→ Written request:
From the first line of the listing below, retype each line up to and including the one with "2.433, 2.268, 2.099]"; pictures stay out.

+++

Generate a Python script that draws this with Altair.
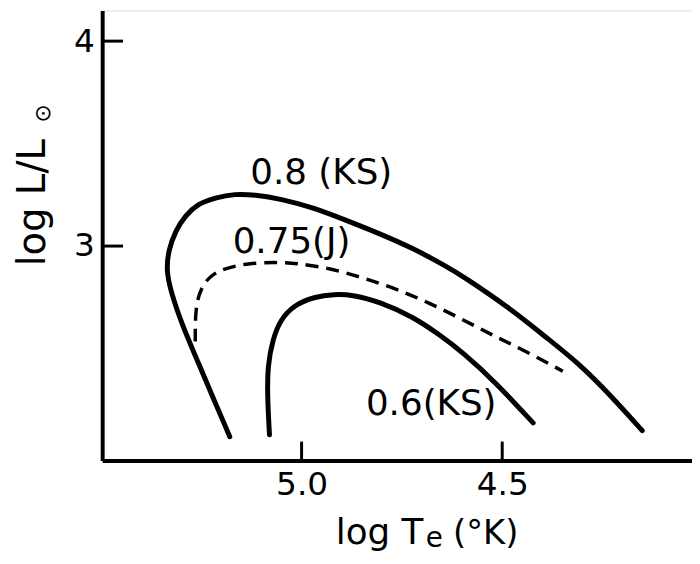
import altair as alt
import pandas as pd

FONT = "DejaVu Sans"

# Curve 0.8 (KS) - solid
c08_x = [5.179, 5.216, 5.258, 5.300, 5.327, 5.337, 5.332, 5.314, 5.290, 5.258, 5.216, 5.166,
         5.117, 5.053, 4.969, 4.887, 4.806, 4.722, 4.640, 4.598, 4.475, 4.393, 4.312, 4.228, 4.151]
c08_y = [2.070, 2.239, 2.433, 2.626, 2.786, 2.882, 2.979, 3.076, 3.149, 3.207, 3.236, 3.255,
         3.250, 3.231, 3.187, 3.124, 3.061, 2.989, 2.902, 2.853, 2.689, 2.558, 2.433, 2.268, 2.099]

# Curve 0.75 (J) - dashed
c075_x = [5.265, 5.265, 5.250, 5.226, 5.191, 5.134, 5.067, 5.011, 4.929, 4.845, 4.764, 4.682,
          4.598, 4.517, 4.435, 4.349]
c075_y = [2.534, 2.703, 2.800, 2.858, 2.892, 2.916, 2.921, 2.916, 2.892, 2.844, 2.791, 2.723,
          2.641, 2.558, 2.481, 2.389]

# Curve 0.6 (KS) - solid
c06_x = [5.080, 5.085, 5.085, 5.072, 5.053, 5.018, 4.969, 4.919, 4.870, 4.806, 4.722, 4.657,
         4.598, 4.517, 4.423]
c06_y = [2.079, 2.254, 2.413, 2.544, 2.641, 2.713, 2.752, 2.766, 2.761, 2.728, 2.655, 2.568,
         2.481, 2.336, 2.137]

label_text = ["0.8 (KS)", "0.75(J)", "0.6(KS)"]
label_x = [4.951, 5.025, 4.677]
label_y = [3.357, 3.018, 2.229]

x_ticks = [5.0, 4.5]
y_ticks = [3, 4]

X_DOMAIN = [4.027, 5.497]
Y_DOMAIN = [1.954, 4.150]

W, H = 595, 454

rows = []
for name, xs, ys in [("0.8", c08_x, c08_y), ("0.75", c075_x, c075_y), ("0.6", c06_x, c06_y)]:
    for i, (a, b) in enumerate(zip(xs, ys)):
        rows.append({"curve": name, "order": i, "logT": a, "logL": b})
df = pd.DataFrame(rows)

xscale = alt.Scale(domain=X_DOMAIN, reverse=True, nice=False, zero=False)
yscale = alt.Scale(domain=Y_DOMAIN, nice=False, zero=False)

xaxis = alt.Axis(values=x_ticks, format=".1f", ticks=False, tickSize=0, grid=False,
                 domainColor="black", domainWidth=4, labelFont=FONT, labelFontSize=33,
                 labelColor="black", labelPadding=8, title=None)
yaxis = alt.Axis(values=y_ticks, format="d", ticks=False, tickSize=0, grid=False,
                 domainColor="black", domainWidth=4, labelFont=FONT, labelFontSize=33,
                 labelColor="black", labelPadding=8, title=None)

base = alt.Chart(df)

solid = base.transform_filter(alt.datum.curve != "0.75").mark_line(
    color="black", strokeWidth=5, interpolate="basis", strokeCap="round"
).encode(
    x=alt.X("logT:Q", scale=xscale, axis=xaxis),
    y=alt.Y("logL:Q", scale=yscale, axis=yaxis),
    detail="curve:N",
    order="order:Q",
)

dashed = base.transform_filter(alt.datum.curve == "0.75").mark_line(
    color="black", strokeWidth=3.5, interpolate="basis", strokeDash=[13, 8]
).encode(
    x=alt.X("logT:Q", scale=xscale),
    y=alt.Y("logL:Q", scale=yscale),
    order="order:Q",
)

ldf = pd.DataFrame({"t": label_text, "x": label_x, "y": label_y})
labels = alt.Chart(ldf).mark_text(font=FONT, fontSize=36, color="black",
                                  align="center", baseline="middle").encode(
    x=alt.X("x:Q", scale=xscale),
    y=alt.Y("y:Q", scale=yscale),
    text="t:N",
)

xt = alt.Chart(pd.DataFrame({"v": x_ticks})).mark_rule(color="black", strokeWidth=3).encode(
    x=alt.X("v:Q", scale=xscale), y=alt.value(H), y2=alt.value(H - 19)
)
yt = alt.Chart(pd.DataFrame({"v": y_ticks})).mark_rule(color="black", strokeWidth=3).encode(
    y=alt.Y("v:Q", scale=yscale), x=alt.value(0), x2=alt.value(21)
)

def txt(s, x, y, size, align="center", baseline="alphabetic", angle=0):
    kw = dict(font=FONT, fontSize=size, color="black", align=align, baseline=baseline)
    if angle:
        kw["angle"] = angle
    return alt.Chart(pd.DataFrame({"t": [s]})).mark_text(**kw).encode(
        text="t:N", x=alt.value(x), y=alt.value(y)
    )

ytitle = txt("log L/L", -58, 194, 39, angle=270)
sun = txt("\u2299", -60, 104, 22, baseline="middle", angle=270)
xt1 = txt("log T", 324, 538, 36, align="right")
xt2 = txt("e", 335, 541, 28)
xt3 = txt("(°K)", 354, 538, 34, align="left")

chart = alt.layer(solid, dashed, labels, xt, yt, ytitle, sun, xt1, xt2, xt3).properties(
    width=W, height=H,
    autosize=alt.AutoSizeParams(type="none"),
    padding={"left": 95, "top": 0, "right": 0, "bottom": 94},
).configure_view(stroke=None).configure(background="white")

chart.save("out.html", embed_options={"renderer": "svg", "actions": False})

+++

→ Correct result:
Generate a Python script that draws this with Altair.
import altair as alt
import pandas as pd

FONT = "DejaVu Sans"

# Curve 0.8 (KS) - solid
c08_x = [5.179, 5.216, 5.258, 5.300, 5.327, 5.337, 5.332, 5.314, 5.290, 5.258, 5.216, 5.166,
         5.117, 5.053, 4.969, 4.887, 4.806, 4.722, 4.640, 4.598, 4.475, 4.393, 4.312, 4.228, 4.151]
c08_y = [2.070, 2.239, 2.433, 2.626, 2.786, 2.882, 2.979, 3.076, 3.149, 3.207, 3.236, 3.255,
         3.250, 3.231, 3.187, 3.124, 3.061, 2.989, 2.902, 2.853, 2.689, 2.558, 2.433, 2.268, 2.099]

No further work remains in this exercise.